Vorschlag aus Osteuropa: Wer weniger Flüchtlinge aufnimmt, könnte mehr für den gemeinsamen Grenzschutz tun.

Aber auch nach Bratislava bleibt es vorläufig beim EU-Dauerstreit über die Bewältigung der Migrantenkrise: Die vier osteuropäischen Staaten Ungarn, Slowakei, Tschechien und Polen lehnen die eigentlich schon beschlossene Umverteilung von Migranten weiterhin ab. Als Kompromiss schlugen die vier sogenannten Visegrad-Staaten jetzt gemeinsam ein Konzept namens „flexible Solidarität” vor: Wer weniger Migranten aufnimmt, könnte demnach mehr für den gemeinsamen Grenzschutz tun. Optimistische Beobachter meinen darum, dass in der Frage die Fronten aufweichen. Eine Lösung wird aber frühestens Ende des Jahres erwartet.

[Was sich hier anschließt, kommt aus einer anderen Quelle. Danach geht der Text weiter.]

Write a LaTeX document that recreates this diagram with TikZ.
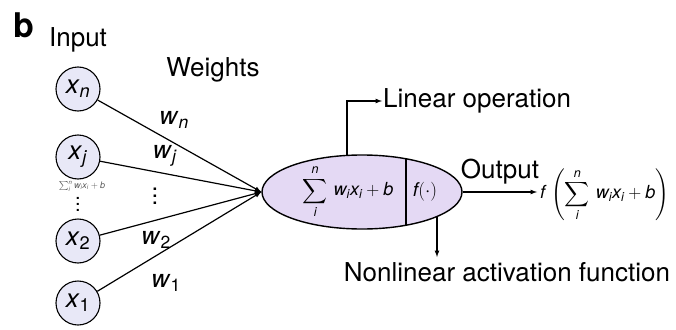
\RequirePackage{fix-cm}
\documentclass[tikz,border=0pt]{standalone}
\usepackage{fontspec}
\setmainfont{TeX Gyre Heros}
\usepackage{exscale}
\usepackage{tikz}
\usetikzlibrary{arrows,shapes.geometric,positioning}
\pgfdeclarelayer{edgelayer}
\pgfdeclarelayer{nodelayer}
\pgfsetlayers{nodelayer,main,edgelayer}
\definecolor{inputfill}{RGB}{232,232,247}
\definecolor{cellfill}{RGB}{228,217,244}
\newcommand{\vsub}[2]{\textit{#1}\textsubscript{#2}}
\newcommand{\vdotsx}[1]{\vbox{\baselineskip=#1\lineskiplimit=0pt\hbox{.}\hbox{.}\hbox{.}}}
\newcommand{\neuronsum}{\displaystyle\sum_{\mathit{i}}^{\mathit{n}}\,\mathit{w}_{\mathit{i}}\mathit{x}_{\mathit{i}}+\mathit{b}}
\tikzset{
	invar/.style={circle, draw, line width=1.1pt, fill=inputfill, minimum size=44pt, inner sep=0pt, font=\fontsize{26}{28}\selectfont},
	bigtext/.style={inner sep=1pt, font=\fontsize{26}{30}\selectfont},
	wlabel/.style={inner sep=0pt, font=\fontsize{25}{28}\selectfont},
	sumcell/.style={ellipse, draw, line width=1.4pt, fill=cellfill, minimum width=200pt, minimum height=74pt, inner sep=0pt},
	wire/.style={line width=1.2pt},
}
\begin{document}
\begin{tikzpicture}[x=1pt, y=-1pt]
	\useasboundingbox (0,0) rectangle (676,329);
	\begin{pgfonlayer}{nodelayer}
		\node [font=\fontsize{34}{36}\selectfont\bfseries, inner sep=0pt] (0) at (24, 25) {b};
		\node [bigtext] (1) at (78, 40) {Input};
		\node [bigtext] (2) at (213, 70) {Weights};
		\node [invar] (3) at (78, 89) {\vsub{x}{\textit{n}}};
		\node [invar] (4) at (78, 157) {\vsub{x}{\textit{j}}};
		\node [invar] (5) at (78, 241) {\vsub{x}{2}};
		\node [invar] (6) at (78, 303) {\vsub{x}{1}};
		\node [sumcell] (7) at (362, 192) {};
		\node [font=\fontsize{18}{20}\selectfont, inner sep=0pt] (8) at (348, 192) {$\neuronsum$};
		\node [font=\fontsize{19}{20}\selectfont, inner sep=0pt] (9) at (425, 192) {$\mathit{f}(\cdot)$};
		\node [wlabel] (10) at (174, 120) {\vsub{w}{\textit{n}}};
		\node [wlabel] (11) at (165, 156) {\vsub{w}{\textit{j}}};
		\node [wlabel] (12) at (156, 240) {\vsub{w}{2}};
		\node [wlabel] (13) at (166, 283) {\vsub{w}{1}};
		\node [font=\fontsize{24}{24}\selectfont, inner sep=0pt] (14) at (155, 196) {\vdotsx{7pt}};
		\node [font=\fontsize{9}{10}\selectfont, text=black!65, inner sep=0pt] (15) at (82, 186) {$\textstyle\sum_{\mathit{i}}^{\mathit{n}}\mathit{w}_{\mathit{i}}\mathit{x}_{\mathit{i}}+\mathit{b}$};
		\node [font=\fontsize{20}{20}\selectfont, inner sep=0pt] (16) at (78, 204) {\vdotsx{6pt}};
		\node [bigtext, anchor=west] (17) at (382, 101) {Linear operation};
		\node [bigtext] (18) at (507, 272) {Nonlinear activation function};
		\node [bigtext] (19) at (500, 172) {Output};
		\node [font=\fontsize{18}{20}\selectfont, anchor=west, inner sep=3pt] (20) at (537, 195) {$\mathit{f}\,\left(\neuronsum\right)$};
		\coordinate (21) at (406, 158.8);
		\coordinate (22) at (406, 225.2);
		\coordinate (23) at (347, 155.4);
		\coordinate (24) at (347, 101);
		\coordinate (25) at (437, 216.5);
		\coordinate (26) at (437, 257);
	\end{pgfonlayer}
	\begin{pgfonlayer}{edgelayer}
		\draw [wire, -latex] (3) to (7.west);
		\draw [wire, -latex] (4) to (7.west);
		\draw [wire, -latex] (5) to (7.west);
		\draw [wire, -latex] (6) to (7.west);
		\draw [line width=1.4pt] (21) to (22);
		\draw [wire, -latex] (23) -- (24) -- (17.west);
		\draw [wire, -latex] (25) to (26);
		\draw [wire, -latex] (7.east) to (7.east -| 20.west);
	\end{pgfonlayer}
\end{tikzpicture}
\end{document}
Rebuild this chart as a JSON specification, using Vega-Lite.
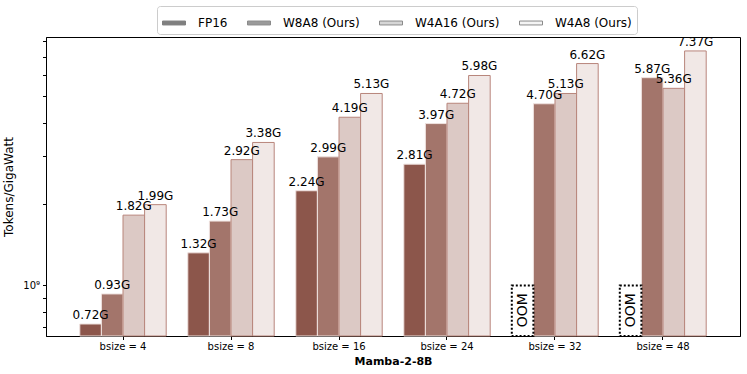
{
  "$schema": "https://vega.github.io/schema/vega-lite/v6.json",
  "width": 694,
  "height": 299,
  "autosize": {"type": "none"},
  "padding": {"left": 46, "top": 37, "right": 7, "bottom": 38},
  "background": "white",
  "config": {
    "font": "DejaVu Sans",
    "view": {"stroke": "black", "strokeWidth": 1},
    "axis": {"domainColor": "black", "tickColor": "black", "labelColor": "black", "titleColor": "black", "grid": false}
  },
  "datasets": {
    "bars": [
      {"bsize": "bsize = 4", "method": "FP16", "value": 0.72},
      {"bsize": "bsize = 4", "method": "W8A8 (Ours)", "value": 0.93},
      {"bsize": "bsize = 4", "method": "W4A16 (Ours)", "value": 1.82},
      {"bsize": "bsize = 4", "method": "W4A8 (Ours)", "value": 1.99},
      {"bsize": "bsize = 8", "method": "FP16", "value": 1.32},
      {"bsize": "bsize = 8", "method": "W8A8 (Ours)", "value": 1.73},
      {"bsize": "bsize = 8", "method": "W4A16 (Ours)", "value": 2.92},
      {"bsize": "bsize = 8", "method": "W4A8 (Ours)", "value": 3.38},
      {"bsize": "bsize = 16", "method": "FP16", "value": 2.24},
      {"bsize": "bsize = 16", "method": "W8A8 (Ours)", "value": 2.99},
      {"bsize": "bsize = 16", "method": "W4A16 (Ours)", "value": 4.19},
      {"bsize": "bsize = 16", "method": "W4A8 (Ours)", "value": 5.13},
      {"bsize": "bsize = 24", "method": "FP16", "value": 2.81},
      {"bsize": "bsize = 24", "method": "W8A8 (Ours)", "value": 3.97},
      {"bsize": "bsize = 24", "method": "W4A16 (Ours)", "value": 4.72},
      {"bsize": "bsize = 24", "method": "W4A8 (Ours)", "value": 5.98},
      {"bsize": "bsize = 32", "method": "W8A8 (Ours)", "value": 4.70},
      {"bsize": "bsize = 32", "method": "W4A16 (Ours)", "value": 5.13},
      {"bsize": "bsize = 32", "method": "W4A8 (Ours)", "value": 6.62},
      {"bsize": "bsize = 48", "method": "W8A8 (Ours)", "value": 5.87},
      {"bsize": "bsize = 48", "method": "W4A16 (Ours)", "value": 5.36},
      {"bsize": "bsize = 48", "method": "W4A8 (Ours)", "value": 7.37}
    ],
    "oom": [
      {"bsize": "bsize = 32", "method": "FP16", "top": 1, "mid": 0.81, "text": "OOM"},
      {"bsize": "bsize = 48", "method": "FP16", "top": 1, "mid": 0.81, "text": "OOM"}
    ]
  },
  "layer": [
    {
      "data": {"name": "bars"},
      "mark": {"type": "bar", "strokeWidth": 1},
      "encoding": {
        "x": {
          "field": "bsize", "type": "nominal", "sort": ["bsize = 4", "bsize = 8", "bsize = 16", "bsize = 24", "bsize = 32", "bsize = 48"],
          "scale": {"paddingInner": 0.2, "paddingOuter": 0.313},
          "axis": {"labelAngle": 0, "labelFontSize": 10, "tickSize": 3.5, "labelPadding": 2, "title": "Mamba-2-8B", "titleFontSize": 11, "titleFontWeight": "bold", "titlePadding": 4}
        },
        "xOffset": {
          "field": "method", "type": "nominal",
          "scale": {"domain": ["FP16", "W8A8 (Ours)", "W4A16 (Ours)", "W4A8 (Ours)"], "paddingInner": 0, "paddingOuter": 0}
        },
        "y": {
          "field": "value", "type": "quantitative",
          "scale": {"type": "log", "domain": [0.65, 8.3], "nice": false},
          "axis": {
            "values": [0.7, 0.8, 0.9, 1, 2, 3, 4, 5, 6, 7, 8],
            "labelExpr": "datum.value == 1 ? '10⁹' : ''",
            "tickSize": 3.5, "labelFontSize": 10, "labelPadding": 3,
            "title": "Tokens/GigaWatt", "titleFontSize": 12, "titleFontWeight": "normal", "titlePadding": 7,
            "encode": {"ticks": {"update": {"x2": {"signal": "datum.value == 1 ? -3.5 : -2"}}}}
          }
        },
        "y2": {"datum": 0.65},
        "fill": {
          "condition": [
            {"test": "datum.method === 'FP16'", "value": "#8c564b"},
            {"test": "datum.method === 'W8A8 (Ours)'", "value": "#a3756b"},
            {"test": "datum.method === 'W4A16 (Ours)'", "value": "#dcc9c5"}
          ],
          "value": "#f1e8e6"
        },
        "stroke": {
          "condition": {"test": "datum.method === 'FP16' || datum.method === 'W8A8 (Ours)'", "value": "#efe2df"},
          "value": "#b8857b"
        }
      }
    },
    {
      "data": {"name": "bars"},
      "transform": [{"filter": "false"}],
      "mark": {"type": "bar", "strokeWidth": 1},
      "encoding": {
        "x": {"field": "bsize", "type": "nominal", "sort": ["bsize = 4", "bsize = 8", "bsize = 16", "bsize = 24", "bsize = 32", "bsize = 48"]},
        "y": {"field": "value", "type": "quantitative"},
        "fill": {
          "field": "method", "type": "nominal",
          "scale": {"domain": ["FP16", "W8A8 (Ours)", "W4A16 (Ours)", "W4A8 (Ours)"], "range": ["#7f7f7f", "#9a9a9a", "#d6d6d6", "#f4f4f4"]},
          "legend": {
            "orient": "none", "legendX": 111, "legendY": -31, "direction": "horizontal", "columns": 4,
            "title": null,
            "symbolType": "M-1,-0.17L1,-0.17L1,0.17L-1,0.17Z", "symbolSize": 529, "symbolStrokeWidth": 1,
            "labelFontSize": 12, "labelOffset": 12, "columnPadding": 17, "padding": 5,
            "strokeColor": "#cccccc", "fillColor": "white", "cornerRadius": 3, "labelColor": "black"
          }
        },
        "stroke": {
          "field": "method", "type": "nominal",
          "scale": {"domain": ["FP16", "W8A8 (Ours)", "W4A16 (Ours)", "W4A8 (Ours)"], "range": ["#7f7f7f", "#8a8a8a", "#8a8a8a", "#8a8a8a"]}
        }
      }
    },
    {
      "data": {"name": "bars"},
      "transform": [{"calculate": "format(datum.value, '.2f') + 'G'", "as": "label"}],
      "mark": {"type": "text", "baseline": "alphabetic", "align": "center", "dy": -5, "fontSize": 12, "color": "black"},
      "encoding": {
        "x": {"field": "bsize", "type": "nominal", "sort": ["bsize = 4", "bsize = 8", "bsize = 16", "bsize = 24", "bsize = 32", "bsize = 48"]},
        "xOffset": {"field": "method", "type": "nominal"},
        "y": {"field": "value", "type": "quantitative"},
        "text": {"field": "label"}
      }
    },
    {
      "data": {"name": "oom"},
      "mark": {"type": "bar", "fill": "white", "stroke": "black", "strokeWidth": 2, "strokeDash": [2, 2]},
      "encoding": {
        "x": {"field": "bsize", "type": "nominal", "sort": ["bsize = 4", "bsize = 8", "bsize = 16", "bsize = 24", "bsize = 32", "bsize = 48"]},
        "xOffset": {"field": "method", "type": "nominal"},
        "y": {"field": "top", "type": "quantitative"},
        "y2": {"datum": 0.65}
      }
    },
    {
      "data": {"name": "oom"},
      "mark": {"type": "text", "angle": 270, "align": "center", "baseline": "middle", "fontSize": 14, "color": "black"},
      "encoding": {
        "x": {"field": "bsize", "type": "nominal", "sort": ["bsize = 4", "bsize = 8", "bsize = 16", "bsize = 24", "bsize = 32", "bsize = 48"]},
        "xOffset": {"field": "method", "type": "nominal"},
        "y": {"field": "mid", "type": "quantitative"},
        "text": {"field": "text"}
      }
    }
  ]
}
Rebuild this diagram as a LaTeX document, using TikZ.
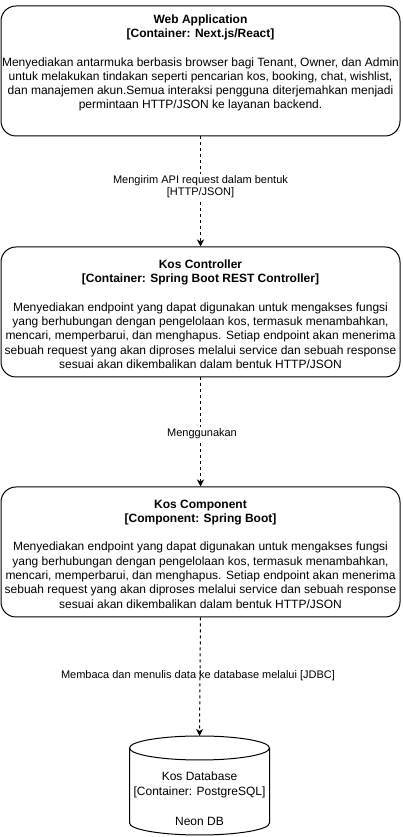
\documentclass[tikz,border=0pt]{standalone}
\usepackage{fontspec}
\setmainfont{Liberation Sans}
\usetikzlibrary{arrows.meta}
\begin{document}
\begin{tikzpicture}[x=1pt,y=1pt,
  box/.style={draw, line width=1pt, rounded corners=15pt, minimum width=399pt, minimum height=130pt, inner sep=0pt, fill=white},
  txt/.style={align=center, inner sep=0pt, font={\fontsize{12}{14.3}\selectfont\lineskiplimit=-100pt}},
  lbl/.style={font={\fontsize{11}{12.5}\selectfont\lineskiplimit=-100pt}, align=center, inner sep=1pt},
  conn/.style={line width=1pt, dash pattern=on 3pt off 3pt, -{Stealth[length=7pt,width=7pt,inset=2pt]}}]
\useasboundingbox (0,0) rectangle (402,837);
\node[box] (web) at (200.5,766) {};
\node[txt] (webtxt) at (200.5,774) {\textbf{Web Application}\\\textbf{[Container: Next.js/React]}\\[14.3pt]Menyediakan antarmuka berbasis browser bagi Tenant, Owner, dan Admin\\untuk melakukan tindakan seperti pencarian kos, booking, chat, wishlist,\\dan manajemen akun.Semua interaksi pengguna diterjemahkan menjadi\\permintaan HTTP/JSON ke layanan backend.};
\node[box] (ctrl) at (200.5,525) {};
\node[txt] (ctrltxt) at (200.5,523) {\textbf{Kos Controller}\\\textbf{[Container: Spring Boot REST Controller]}\\[14.3pt]Menyediakan endpoint yang dapat digunakan untuk mengakses fungsi\\yang berhubungan dengan pengelolaan kos, termasuk menambahkan,\\mencari, memperbarui, dan menghapus. Setiap endpoint akan menerima\\sebuah request yang akan diproses melalui service dan sebuah response\\sesuai akan dikembalikan dalam bentuk HTTP/JSON};
\node[box] (comp) at (200.5,285) {};
\node[txt] (comptxt) at (200.5,283) {\textbf{Kos Component}\\\textbf{[Component: Spring Boot]}\\[14.3pt]Menyediakan endpoint yang dapat digunakan untuk mengakses fungsi\\yang berhubungan dengan pengelolaan kos, termasuk menambahkan,\\mencari, memperbarui, dan menghapus. Setiap endpoint akan menerima\\sebuah request yang akan diproses melalui service dan sebuah response\\sesuai akan dikembalikan dalam bentuk HTTP/JSON};
% database cylinder
\draw[line width=1pt, fill=white] (129.5,89) -- (129.5,14) arc[start angle=180,end angle=360,x radius=70,y radius=12] -- (269.5,89);
\draw[line width=1pt] (199.5,89) ellipse[x radius=70, y radius=12];
\coordinate (dbtop) at (199.5,101);
\node[align=center, font={\fontsize{12}{15}\selectfont\lineskiplimit=-100pt}, inner sep=0pt] (db) at (199.5,38.5) {Kos Database\\{}[Container: PostgreSQL]\\[15pt]Neon DB};
% connectors
\draw[conn] (web.south) -- (ctrl.north);
\draw[conn] (ctrl.south) -- (comp.north);
\draw[conn] (comp.south) -- (dbtop);
\node[lbl, fill=white] (l1) at (200.5,650.5) {Mengirim API request dalam bentuk\\{}[HTTP/JSON]};
\node[lbl, fill=white] (l2) at (202,403.5) {Menggunakan};
\node[lbl] (l3) at (198,161) {Membaca dan menulis data ke database melalui [JDBC]};
\end{tikzpicture}
\end{document}
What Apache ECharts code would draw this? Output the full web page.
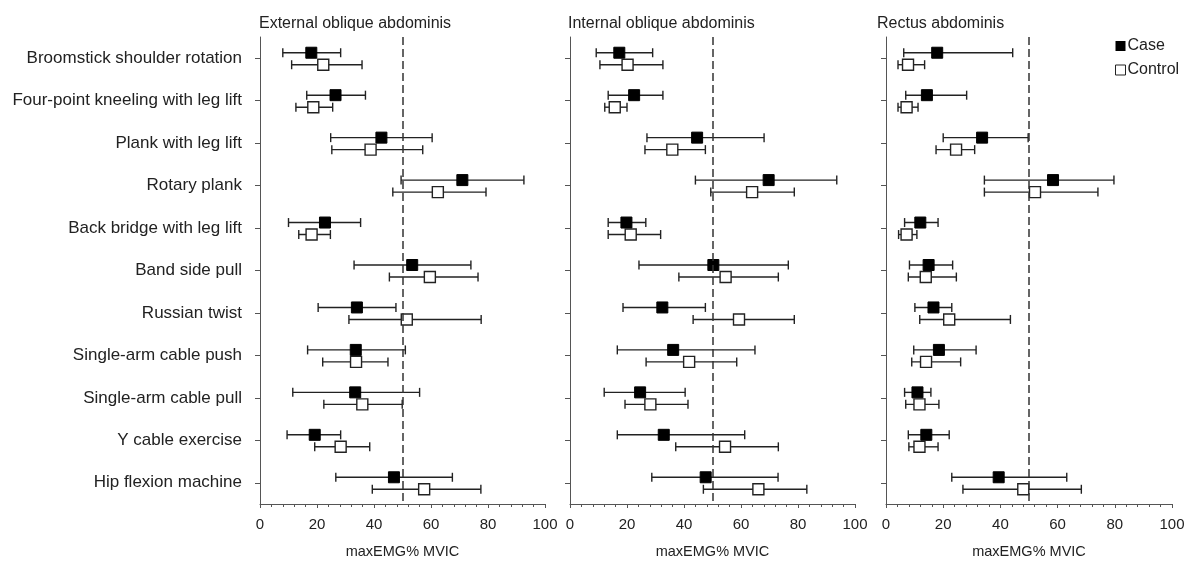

Stärkung der europäischen Verteidigung

Bundeskanzlerin Angela Merkel hatte schon zum Auftakt gesagt: „Es geht darum, durch Taten zu zeigen, dass wir besser werden können.”  Nach dem Treffen betonte sie mit Blick auf die anstehenden Wahlen: „Die Wählerinnen und Wähler erwarten von uns Resultate.“ Bratislava sei ein wichtiger Schritt. „Aber eben nur ein Schritt auf einem längeren Weg.” Sie nannte neben den Themen innere und äußere Sicherheit und Bekämpfung von Terrorismus auch die Zusammenarbeit der Europäer bei der Verteidigung. Für die Schaffung von Arbeitsplätzen setzt sie vor allem auf den digitalen Binnenmarkt. Frankreichs Präsident Hollande äußerte sich ähnlich. Er betonte zudem die Stärkung der europäischen Verteidigung. Derzeit sei Frankreich besonders engagiert, doch wolle sein Land nicht alleine dastehen. Europa müsse sich notfalls auch ohne die USA selbst verteidigen können. (dpa/BK/H.M.)